▶ _Exercise prompt_
Exactly the lines from the line holding "Rebuild this chart" to the line holding "from matplotlib.patches import Rectangle", both lines included, are to be echoed; pictures are not.

[Rows from a dataset of charts and code]
/---
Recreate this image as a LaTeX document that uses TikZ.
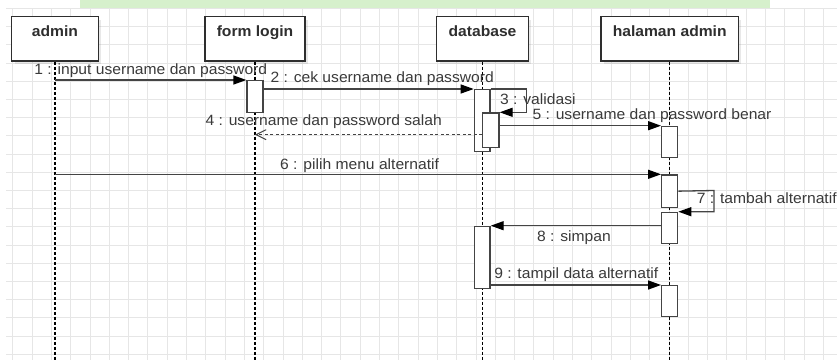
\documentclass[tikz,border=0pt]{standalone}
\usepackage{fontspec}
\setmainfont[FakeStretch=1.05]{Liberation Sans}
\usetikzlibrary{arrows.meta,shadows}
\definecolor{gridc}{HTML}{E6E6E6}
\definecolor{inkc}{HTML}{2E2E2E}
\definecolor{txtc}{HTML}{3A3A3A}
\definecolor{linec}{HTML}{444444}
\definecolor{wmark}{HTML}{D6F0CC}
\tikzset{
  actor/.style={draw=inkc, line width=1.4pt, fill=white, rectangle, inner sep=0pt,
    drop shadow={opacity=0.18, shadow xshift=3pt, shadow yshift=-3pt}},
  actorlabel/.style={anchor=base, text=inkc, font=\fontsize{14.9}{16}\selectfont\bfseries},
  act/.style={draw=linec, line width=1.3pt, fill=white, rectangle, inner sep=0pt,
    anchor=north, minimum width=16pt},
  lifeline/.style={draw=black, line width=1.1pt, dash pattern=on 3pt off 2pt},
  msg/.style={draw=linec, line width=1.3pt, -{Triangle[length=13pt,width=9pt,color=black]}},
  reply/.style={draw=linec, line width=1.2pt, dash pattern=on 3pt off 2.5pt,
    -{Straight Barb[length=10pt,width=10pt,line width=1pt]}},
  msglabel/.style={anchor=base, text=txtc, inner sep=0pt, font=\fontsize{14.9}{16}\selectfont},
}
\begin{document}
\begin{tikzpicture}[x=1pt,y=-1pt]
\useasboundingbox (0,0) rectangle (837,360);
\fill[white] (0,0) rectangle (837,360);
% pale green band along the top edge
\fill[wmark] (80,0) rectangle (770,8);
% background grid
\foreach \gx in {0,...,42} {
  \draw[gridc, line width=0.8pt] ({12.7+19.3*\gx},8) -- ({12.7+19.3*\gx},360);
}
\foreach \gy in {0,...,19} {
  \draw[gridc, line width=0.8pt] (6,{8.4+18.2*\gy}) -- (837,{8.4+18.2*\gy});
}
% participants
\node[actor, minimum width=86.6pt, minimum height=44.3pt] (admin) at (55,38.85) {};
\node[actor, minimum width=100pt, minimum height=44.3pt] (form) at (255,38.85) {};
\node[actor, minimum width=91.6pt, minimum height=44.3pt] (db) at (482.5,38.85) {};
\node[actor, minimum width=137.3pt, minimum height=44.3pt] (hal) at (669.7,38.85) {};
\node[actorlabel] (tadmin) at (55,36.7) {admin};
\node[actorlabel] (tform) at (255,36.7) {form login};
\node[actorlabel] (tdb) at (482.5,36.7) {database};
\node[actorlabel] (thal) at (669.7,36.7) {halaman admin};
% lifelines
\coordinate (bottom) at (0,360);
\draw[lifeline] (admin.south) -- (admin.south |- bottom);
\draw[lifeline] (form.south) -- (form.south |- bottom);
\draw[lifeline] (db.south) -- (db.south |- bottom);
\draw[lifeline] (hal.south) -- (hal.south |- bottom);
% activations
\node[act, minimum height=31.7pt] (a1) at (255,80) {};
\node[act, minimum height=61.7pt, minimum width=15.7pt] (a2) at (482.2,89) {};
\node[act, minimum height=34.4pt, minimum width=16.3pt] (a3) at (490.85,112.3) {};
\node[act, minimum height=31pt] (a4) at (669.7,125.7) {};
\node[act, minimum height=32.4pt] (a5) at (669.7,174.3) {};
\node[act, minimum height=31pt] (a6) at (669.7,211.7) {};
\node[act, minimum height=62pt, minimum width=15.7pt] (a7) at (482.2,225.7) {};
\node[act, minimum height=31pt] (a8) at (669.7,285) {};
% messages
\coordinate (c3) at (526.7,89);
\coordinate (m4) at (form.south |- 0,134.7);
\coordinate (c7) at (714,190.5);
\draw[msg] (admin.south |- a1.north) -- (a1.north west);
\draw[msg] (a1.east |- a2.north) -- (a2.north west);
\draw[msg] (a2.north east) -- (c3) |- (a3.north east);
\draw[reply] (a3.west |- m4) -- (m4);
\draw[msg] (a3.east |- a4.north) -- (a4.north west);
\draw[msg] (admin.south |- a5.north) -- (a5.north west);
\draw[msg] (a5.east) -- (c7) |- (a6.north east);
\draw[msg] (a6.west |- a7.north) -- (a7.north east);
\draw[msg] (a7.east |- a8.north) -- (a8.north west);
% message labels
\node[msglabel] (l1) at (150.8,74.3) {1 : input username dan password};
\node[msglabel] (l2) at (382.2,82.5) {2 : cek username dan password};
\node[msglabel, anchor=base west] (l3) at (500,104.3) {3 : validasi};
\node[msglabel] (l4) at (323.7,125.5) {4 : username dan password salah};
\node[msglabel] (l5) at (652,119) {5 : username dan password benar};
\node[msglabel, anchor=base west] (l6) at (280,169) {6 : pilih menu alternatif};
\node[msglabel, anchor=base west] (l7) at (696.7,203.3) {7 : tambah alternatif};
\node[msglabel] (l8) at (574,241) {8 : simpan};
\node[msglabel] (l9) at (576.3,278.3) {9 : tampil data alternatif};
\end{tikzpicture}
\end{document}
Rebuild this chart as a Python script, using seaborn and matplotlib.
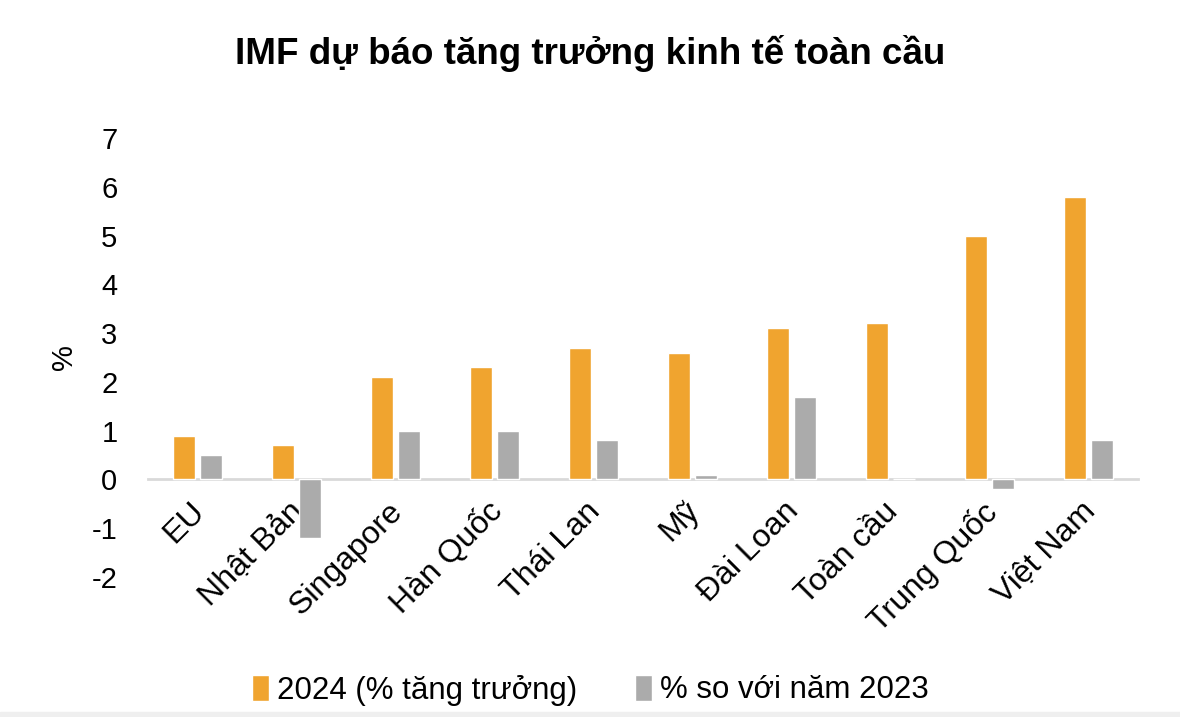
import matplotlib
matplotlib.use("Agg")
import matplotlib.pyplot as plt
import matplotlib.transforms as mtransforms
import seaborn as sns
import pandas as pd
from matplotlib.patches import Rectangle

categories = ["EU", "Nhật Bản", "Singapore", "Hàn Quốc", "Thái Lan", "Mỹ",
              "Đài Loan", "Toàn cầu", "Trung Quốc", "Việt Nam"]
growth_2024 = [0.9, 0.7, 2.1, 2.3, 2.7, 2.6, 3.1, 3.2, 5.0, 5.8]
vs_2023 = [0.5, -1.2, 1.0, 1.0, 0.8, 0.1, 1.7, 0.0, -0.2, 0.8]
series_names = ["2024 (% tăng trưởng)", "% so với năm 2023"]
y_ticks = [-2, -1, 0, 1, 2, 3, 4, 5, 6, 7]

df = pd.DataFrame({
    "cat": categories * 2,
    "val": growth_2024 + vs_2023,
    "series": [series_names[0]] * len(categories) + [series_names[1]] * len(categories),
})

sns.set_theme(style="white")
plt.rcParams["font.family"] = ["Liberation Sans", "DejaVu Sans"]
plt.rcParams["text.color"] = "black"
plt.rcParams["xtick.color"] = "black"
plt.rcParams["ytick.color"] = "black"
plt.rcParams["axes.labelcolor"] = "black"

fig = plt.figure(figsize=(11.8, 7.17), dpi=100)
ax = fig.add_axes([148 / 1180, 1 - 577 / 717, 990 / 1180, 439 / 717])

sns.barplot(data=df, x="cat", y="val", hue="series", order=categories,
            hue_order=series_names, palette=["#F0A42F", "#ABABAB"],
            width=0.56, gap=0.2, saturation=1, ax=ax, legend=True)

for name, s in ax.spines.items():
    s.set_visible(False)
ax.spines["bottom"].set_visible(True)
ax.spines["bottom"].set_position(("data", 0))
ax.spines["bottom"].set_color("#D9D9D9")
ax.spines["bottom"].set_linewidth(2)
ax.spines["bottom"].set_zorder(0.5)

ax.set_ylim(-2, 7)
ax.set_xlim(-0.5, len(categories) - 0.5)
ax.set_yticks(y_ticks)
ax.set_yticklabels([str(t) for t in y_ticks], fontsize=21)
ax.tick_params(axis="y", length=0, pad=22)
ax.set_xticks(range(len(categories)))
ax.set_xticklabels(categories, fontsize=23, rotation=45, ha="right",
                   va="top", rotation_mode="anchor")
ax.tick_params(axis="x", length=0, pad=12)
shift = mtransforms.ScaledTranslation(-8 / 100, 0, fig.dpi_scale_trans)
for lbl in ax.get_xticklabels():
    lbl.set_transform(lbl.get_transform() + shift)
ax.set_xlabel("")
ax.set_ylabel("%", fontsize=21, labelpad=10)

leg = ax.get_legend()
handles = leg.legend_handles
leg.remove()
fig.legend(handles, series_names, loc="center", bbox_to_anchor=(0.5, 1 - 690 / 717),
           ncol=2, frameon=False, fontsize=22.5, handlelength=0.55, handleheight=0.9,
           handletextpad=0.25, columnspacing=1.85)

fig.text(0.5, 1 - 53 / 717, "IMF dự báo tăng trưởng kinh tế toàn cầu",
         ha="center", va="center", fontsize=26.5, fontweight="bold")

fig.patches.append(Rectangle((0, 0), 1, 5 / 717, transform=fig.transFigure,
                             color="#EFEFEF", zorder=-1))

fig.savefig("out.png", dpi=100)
\---
▶ _Answer to this problem_
Rebuild this chart as a Python script, using seaborn and matplotlib.
import matplotlib
matplotlib.use("Agg")
import matplotlib.pyplot as plt
import matplotlib.transforms as mtransforms
import seaborn as sns
import pandas as pd
from matplotlib.patches import Rectangle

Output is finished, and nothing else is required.